The Louisiana Fishing Enhancement Act (1986-LA R.S. 56:639.6) is a State of Louisiana law that also established the Louisiana Artificial Reef Development Council (Artificial Reef Council). This laid the foundation for the Louisiana artificial reefs program (LARP), that provides policy and procedures, as well as oversight of the Louisiana Department of Wildlife and Fisheries, for the development and implementation of artificial reefs. The Louisiana Artificial Reef Trust Fund was also created. To fund is intended to support artificial reef, especially the Louisiana Rigs-to-Reefs program.

==History==
The Louisiana Fishing Enhancement Act was based on the National Fishing Enhancement Act of 1984 (Public Law 98-623, Title II) and the National artificial reef plan (33 USC 2103) that was amended in 2007 and sponsored by the Atlantic States Marine Fisheries Commission (ASMFC) and Gulf States Marine Fisheries Commission (GSMFC). The Bureau of Safety and Environmental Enforcement (BSEE) is the lead agency for the Rigs-to-Reef (R2R) program.

The Louisiana Fishing Enhancement Act (1986) led to the adoption of the Artificial Reef Plan in 1987 that included the Louisiana Inshore and Nearshore Artificial Reef Plan. Louisiana was the first state to create an artificial reef program. The gulf coast states of Alabama, Florida, Mississippi, and Texas have Rigs-to-Reef programs. Other states like California also have Rigs-to-reef programs.

===Rigs-to-Reefs===

Louisiana has become the largest rigs-to-reef program in the world and in 1999 created the world's largest artificial reef in the area of the Freeport sulfur mine near Grand Isle, Louisiana.

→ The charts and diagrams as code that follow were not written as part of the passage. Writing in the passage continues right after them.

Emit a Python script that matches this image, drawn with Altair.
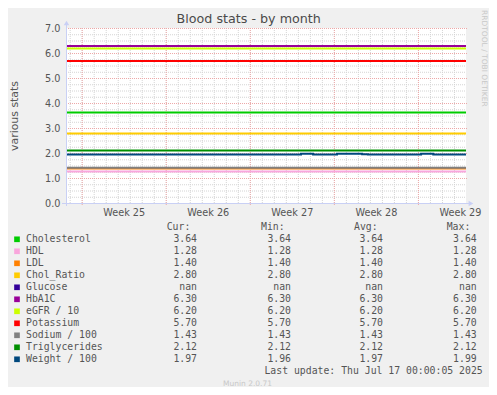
import altair as alt
import pandas as pd

# ---------------- data ----------------
names = ["Cholesterol", "HDL", "LDL", "Chol_Ratio", "Glucose", "HbA1C",
         "eGFR / 10", "Potassium", "Sodium / 100", "Triglycerides", "Weight / 100"]
colors = ["#00CC00", "#F9A6DC", "#FF8000", "#FFCC00", "#330099", "#990099",
          "#CCFF00", "#FF0000", "#808080", "#008F00", "#00487D"]
cur_vals = [3.64, 1.28, 1.40, 2.80, None, 6.30, 6.20, 5.70, 1.43, 2.12, 1.97]
min_vals = [3.64, 1.28, 1.40, 2.80, None, 6.30, 6.20, 5.70, 1.43, 2.12, 1.96]
avg_vals = [3.64, 1.28, 1.40, 2.80, None, 6.30, 6.20, 5.70, 1.43, 2.12, 1.97]
max_vals = [3.64, 1.28, 1.40, 2.80, None, 6.30, 6.20, 5.70, 1.43, 2.12, 1.99]

weight_times = ["2025-06-14T16:40:00Z", "2025-07-04T06:20:00Z", "2025-07-05T06:30:00Z",
                "2025-07-07T06:20:00Z", "2025-07-09T08:30:00Z", "2025-07-09T20:00:00Z",
                "2025-07-14T06:20:00Z", "2025-07-15T06:40:00Z", "2025-07-18T00:05:00Z"]
weight_values = [1.96, 1.99, 1.96, 1.99, 1.97, 1.96, 1.99, 1.96, 1.96]

range_start = "2025-06-14T16:40:00Z"
range_end = "2025-07-18T00:05:00Z"
week_starts = ["2025-06-16T00:00:00Z", "2025-06-23T00:00:00Z", "2025-06-30T00:00:00Z",
               "2025-07-07T00:00:00Z", "2025-07-14T00:00:00Z"]
week_label_days = [19, 26, 3, 10, 17]
week_label_months = [6, 6, 7, 7, 7]
y_ticks = [0, 1, 2, 3, 4, 5, 6, 7]
y_minor = [v / 4 for v in range(0, 29) if v % 4 != 0]
day_lines = [d.strftime("%Y-%m-%dT00:00:00Z") for d in pd.date_range("2025-06-15", "2025-07-17", freq="D")]

title_text = "Blood stats - by month"
y_title = "various stats"
col_titles = ["Cur:", "Min:", "Avg:", "Max:"]
last_update = "Last update: Thu Jul 17 00:00:05 2025"
footer = "Munin 2.0.71"
side_text = "RRDTOOL / TOBI OETIKER"

# ---------------- styles ----------------
W, H = 400, 175
TXT = "#555555"
SANS = "DejaVu Sans"
MONO = "DejaVu Sans Mono"
AXIS_C = "#C9D0F5"

xscale = alt.Scale(type="utc",
                   domain=[alt.DateTime(year=2025, month=6, date=14, hours=16, minutes=40, utc=True),
                           alt.DateTime(year=2025, month=7, date=18, hours=0, minutes=5, utc=True)])
yscale = alt.Scale(domain=[0, 7])

xaxis = alt.Axis(values=[alt.DateTime(year=2025, month=m, date=d, hours=12, utc=True)
                         for m, d in zip(week_label_months, week_label_days)],
                 labelExpr="'Week ' + utcFormat(datum.value, '%V')",
                 title="", domain=False, ticks=False, grid=False,
                 labelFont=SANS, labelFontSize=9.7, labelColor=TXT, labelPadding=4,
                 labelFlush=False, labelOverlap=False)
yaxis = alt.Axis(values=y_ticks, format=".1f", title=y_title, domain=False, ticks=False,
                 grid=False, labelFont=SANS, labelFontSize=9.7, labelColor=TXT,
                 labelPadding=6, titleFont=SANS, titleFontSize=10.9, titleFontWeight="normal",
                 titleColor=TXT, titleX=-52, titleY=87.5, titleAngle=270,
                 titleBaseline="middle", titleAlign="center")

X = lambda: alt.X("t:T", scale=xscale, axis=xaxis)
Y = lambda f="v": alt.Y(f"{f}:Q", scale=yscale, axis=yaxis)

plot_layers = []

# minor grid
plot_layers.append(
    alt.Chart(pd.DataFrame({"v": y_minor})).mark_rule(
        color="#D4D4D4", strokeDash=[1, 1], strokeWidth=1, yOffset=0.5
    ).encode(y=Y(), x=alt.value(0), x2=alt.value(W))
)
plot_layers.append(
    alt.Chart(pd.DataFrame({"t": day_lines})).mark_rule(
        color="#D4D4D4", strokeDash=[1, 1], strokeWidth=1, xOffset=0.5
    ).encode(x=X(), y=alt.value(0), y2=alt.value(H))
)
# major grid
plot_layers.append(
    alt.Chart(pd.DataFrame({"v": y_ticks})).mark_rule(
        color="#EDA8A8", strokeDash=[1, 1], strokeWidth=1, yOffset=0.5
    ).encode(y=Y(), x=alt.value(0), x2=alt.value(W + 2))
)
plot_layers.append(
    alt.Chart(pd.DataFrame({"t": week_starts})).mark_rule(
        color="#EDA8A8", strokeDash=[1, 1], strokeWidth=1, xOffset=0.5
    ).encode(x=X(), y=alt.value(0), y2=alt.value(H + 3))
)

# series lines, in draw order
for name, col, v in zip(names, colors, cur_vals):
    if name.startswith("Weight"):
        df = pd.DataFrame({"t": weight_times, "v": weight_values})
        mk = alt.Chart(df).mark_line(color=col, strokeWidth=2, interpolate="step-after",
                                     clip=True, yOffset=0.5)
    elif v is None:
        continue
    else:
        df = pd.DataFrame({"t": [range_start, range_end], "v": [v, v]})
        mk = alt.Chart(df).mark_line(color=col, strokeWidth=2, clip=True, yOffset=0.5)
    plot_layers.append(mk.encode(x=X(), y=Y()))

plot = alt.layer(*plot_layers)

# ---------------- decorations / legend ----------------
one = pd.DataFrame({"a": [0]})
deco = []
# axis lines + arrows
deco.append(alt.Chart(one).mark_rule(color=AXIS_C, strokeWidth=1).encode(
    x=alt.value(0.5), y=alt.value(-3), y2=alt.value(H + 3)))
deco.append(alt.Chart(one).mark_rule(color=AXIS_C, strokeWidth=1).encode(
    y=alt.value(H + 0.5), x=alt.value(-4), x2=alt.value(W + 3)))
deco.append(alt.Chart(one).mark_point(shape="triangle-up", filled=True, color=AXIS_C,
                                      size=30, opacity=1).encode(
    x=alt.value(0.5), y=alt.value(-5)))
deco.append(alt.Chart(one).mark_point(shape="triangle-right", filled=True, color=AXIS_C,
                                      size=30, opacity=1).encode(
    x=alt.value(W + 5), y=alt.value(H + 0.5)))

# title and side texts
deco.append(alt.Chart(pd.DataFrame({"s": [title_text]})).mark_text(
    font=SANS, fontSize=12.7, color="#4A4A4A", align="center", baseline="middle").encode(
    text="s:N", x=alt.value(182.7), y=alt.value(-9)))
deco.append(alt.Chart(pd.DataFrame({"s": [side_text]})).mark_text(
    font=SANS, fontSize=7.5, color="#C8C8C8", align="left", baseline="middle", angle=90).encode(
    text="s:N", x=alt.value(418), y=alt.value(-18)))
deco.append(alt.Chart(pd.DataFrame({"s": [footer]})).mark_text(
    font=SANS, fontSize=7.5, color="#C8C8C8", align="center", baseline="middle").encode(
    text="s:N", x=alt.value(181.5), y=alt.value(356.3)))

fmt = lambda v: "nan" if v is None else f"{v:.2f}"
leg = pd.DataFrame({
    "row": list(range(len(names))),
    "name": names,
    "color": colors,
    "c0": [fmt(v) for v in cur_vals],
    "c1": [fmt(v) for v in min_vals],
    "c2": [fmt(v) for v in avg_vals],
    "c3": [fmt(v) for v in max_vals],
})
rowY = alt.Y("row:Q", scale=alt.Scale(domain=[-1, 11], range=[199.3, 343.3]), axis=None)

deco.append(alt.Chart(leg).mark_square(size=32, filled=True, opacity=1).encode(
    x=alt.value(-49), y=rowY, color=alt.Color("color:N", scale=None)))
deco.append(alt.Chart(leg).mark_text(font=MONO, fontSize=9.8, color=TXT, align="left",
                                     baseline="middle").encode(
    x=alt.value(-40), y=rowY, text="name:N"))

header_left = [100.7, 195, 288, 380.7]
value_right = [131, 225, 317, 410.7]
for i, (ht, hx, vx) in enumerate(zip(col_titles, header_left, value_right)):
    deco.append(alt.Chart(pd.DataFrame({"row": [-1], "s": [ht]})).mark_text(
        font=MONO, fontSize=9.8, color=TXT, align="left", baseline="middle").encode(
        x=alt.value(hx), y=rowY, text="s:N"))
    deco.append(alt.Chart(leg).mark_text(
        font=MONO, fontSize=9.8, color=TXT, align="right", baseline="middle").encode(
        x=alt.value(vx), y=rowY, text=f"c{i}:N"))

deco.append(alt.Chart(pd.DataFrame({"row": [11], "s": [last_update]})).mark_text(
    font=MONO, fontSize=9.8, color=TXT, align="right", baseline="middle").encode(
    x=alt.value(416.7), y=rowY, text="s:N"))

legend = alt.layer(*deco)

chart = alt.layer(plot, legend).resolve_scale(y="independent").properties(
    width=W, height=H,
    autosize=alt.AutoSizeParams(type="none"),
    padding={"left": 58, "top": 20, "right": 23, "bottom": 184},
    background="#F0F0F0",
).configure_view(fill="white", strokeWidth=0)

chart.save("out.html", embed_options={"renderer": "svg", "actions": False})
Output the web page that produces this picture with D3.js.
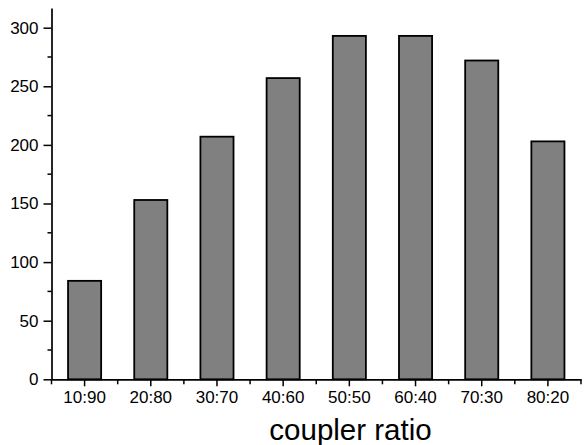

==Louisiana Artificial Reef Trust Fund==
The Louisiana Artificial Reef Trust Fund (Artificial Reef Development Fund by Louisiana Revised Statutes Tit. 56, § 639.8), created with the Louisiana Fishing Enhancement Act, and in accordance to section 10 of the Rivers and Harbors Act of 1899, section 404 of the Federal Water Pollution Control Act, section 4(e) of the Outer Continental Shelf Lands Act, National Fishing Enhancement Act of 1984 (Public Law 98-623) sections 204–207, enacted November 8, 1984, which allows funding of artificial reefs, specifically rigs-to-reefs, with a goal of enhancing habitat and diversity of fishery resources and recreational and commercial fishing opportunities, managing and monitoring inshore, nearshore, offshore, and deepwater artificial reef sites.

Governor Bobby Jindal began using Artificial Reef Funds (sweeping of funds), for coastal protection and restoration, into the general operating budget to balance the Louisiana budget. The Louisiana Wildlife Federation considered filing a suit to stop this.